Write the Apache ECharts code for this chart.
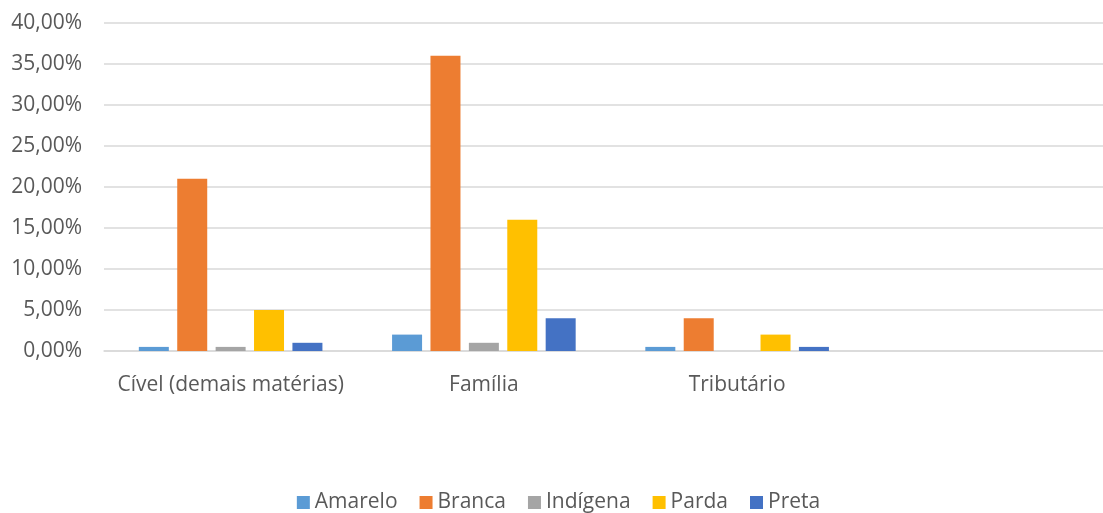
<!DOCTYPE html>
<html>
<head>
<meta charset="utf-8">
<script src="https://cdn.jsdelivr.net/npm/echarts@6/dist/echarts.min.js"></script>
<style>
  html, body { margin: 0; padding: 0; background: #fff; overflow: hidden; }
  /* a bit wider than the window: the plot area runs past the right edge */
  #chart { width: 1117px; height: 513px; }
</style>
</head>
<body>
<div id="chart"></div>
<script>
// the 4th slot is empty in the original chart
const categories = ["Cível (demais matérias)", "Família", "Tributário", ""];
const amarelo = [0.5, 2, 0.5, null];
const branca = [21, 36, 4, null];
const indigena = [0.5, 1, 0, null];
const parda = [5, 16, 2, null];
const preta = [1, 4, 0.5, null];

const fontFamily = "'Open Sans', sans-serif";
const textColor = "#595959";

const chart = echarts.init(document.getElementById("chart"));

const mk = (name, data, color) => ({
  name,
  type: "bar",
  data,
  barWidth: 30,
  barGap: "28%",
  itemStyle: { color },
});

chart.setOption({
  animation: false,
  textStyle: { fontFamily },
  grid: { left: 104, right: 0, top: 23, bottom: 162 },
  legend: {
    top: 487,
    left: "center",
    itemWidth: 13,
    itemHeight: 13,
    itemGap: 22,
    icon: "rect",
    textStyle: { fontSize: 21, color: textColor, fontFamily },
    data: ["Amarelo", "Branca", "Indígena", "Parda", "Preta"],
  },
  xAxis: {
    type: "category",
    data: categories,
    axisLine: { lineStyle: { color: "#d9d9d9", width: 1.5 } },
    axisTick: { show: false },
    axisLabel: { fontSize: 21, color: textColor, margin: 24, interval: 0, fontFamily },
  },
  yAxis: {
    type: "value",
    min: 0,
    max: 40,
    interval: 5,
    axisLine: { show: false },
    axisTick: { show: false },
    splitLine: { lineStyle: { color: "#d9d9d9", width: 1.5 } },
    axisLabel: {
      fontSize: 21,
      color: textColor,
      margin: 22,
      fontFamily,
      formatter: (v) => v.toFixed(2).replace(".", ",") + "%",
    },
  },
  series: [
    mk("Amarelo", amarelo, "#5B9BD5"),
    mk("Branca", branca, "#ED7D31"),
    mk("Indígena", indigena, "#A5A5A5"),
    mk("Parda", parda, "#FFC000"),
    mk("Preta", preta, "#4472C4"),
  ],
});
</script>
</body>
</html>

********

● **What is needed**:
Repeat the listing verbatim. Skip the pictures.

● **Complete response**:
Write the Apache ECharts code for this chart.
<!DOCTYPE html>
<html>
<head>
<meta charset="utf-8">
<script src="https://cdn.jsdelivr.net/npm/echarts@6/dist/echarts.min.js"></script>
<style>
  html, body { margin: 0; padding: 0; background: #fff; overflow: hidden; }
  /* a bit wider than the window: the plot area runs past the right edge */
  #chart { width: 1117px; height: 513px; }
</style>
</head>
<body>
<div id="chart"></div>
<script>
// the 4th slot is empty in the original chart
const categories = ["Cível (demais matérias)", "Família", "Tributário", ""];
const amarelo = [0.5, 2, 0.5, null];
const branca = [21, 36, 4, null];
const indigena = [0.5, 1, 0, null];
const parda = [5, 16, 2, null];
const preta = [1, 4, 0.5, null];

const fontFamily = "'Open Sans', sans-serif";
const textColor = "#595959";

const chart = echarts.init(document.getElementById("chart"));

const mk = (name, data, color) => ({
  name,
  type: "bar",
  data,
  barWidth: 30,
  barGap: "28%",
  itemStyle: { color },
});

chart.setOption({
  animation: false,
  textStyle: { fontFamily },
  grid: { left: 104, right: 0, top: 23, bottom: 162 },
  legend: {
    top: 487,
    left: "center",
    itemWidth: 13,
    itemHeight: 13,
    itemGap: 22,
    icon: "rect",
    textStyle: { fontSize: 21, color: textColor, fontFamily },
    data: ["Amarelo", "Branca", "Indígena", "Parda", "Preta"],
  },
  xAxis: {
    type: "category",
    data: categories,
    axisLine: { lineStyle: { color: "#d9d9d9", width: 1.5 } },
    axisTick: { show: false },
    axisLabel: { fontSize: 21, color: textColor, margin: 24, interval: 0, fontFamily },
  },
  yAxis: {
    type: "value",
    min: 0,
    max: 40,
    interval: 5,
    axisLine: { show: false },
    axisTick: { show: false },
    splitLine: { lineStyle: { color: "#d9d9d9", width: 1.5 } },
    axisLabel: {
      fontSize: 21,
      color: textColor,
      margin: 22,
      fontFamily,
      formatter: (v) => v.toFixed(2).replace(".", ",") + "%",
    },
  },
  series: [
    mk("Amarelo", amarelo, "#5B9BD5"),
    mk("Branca", branca, "#ED7D31"),
    mk("Indígena", indigena, "#A5A5A5"),
    mk("Parda", parda, "#FFC000"),
    mk("Preta", preta, "#4472C4"),
  ],
});
</script>
</body>
</html>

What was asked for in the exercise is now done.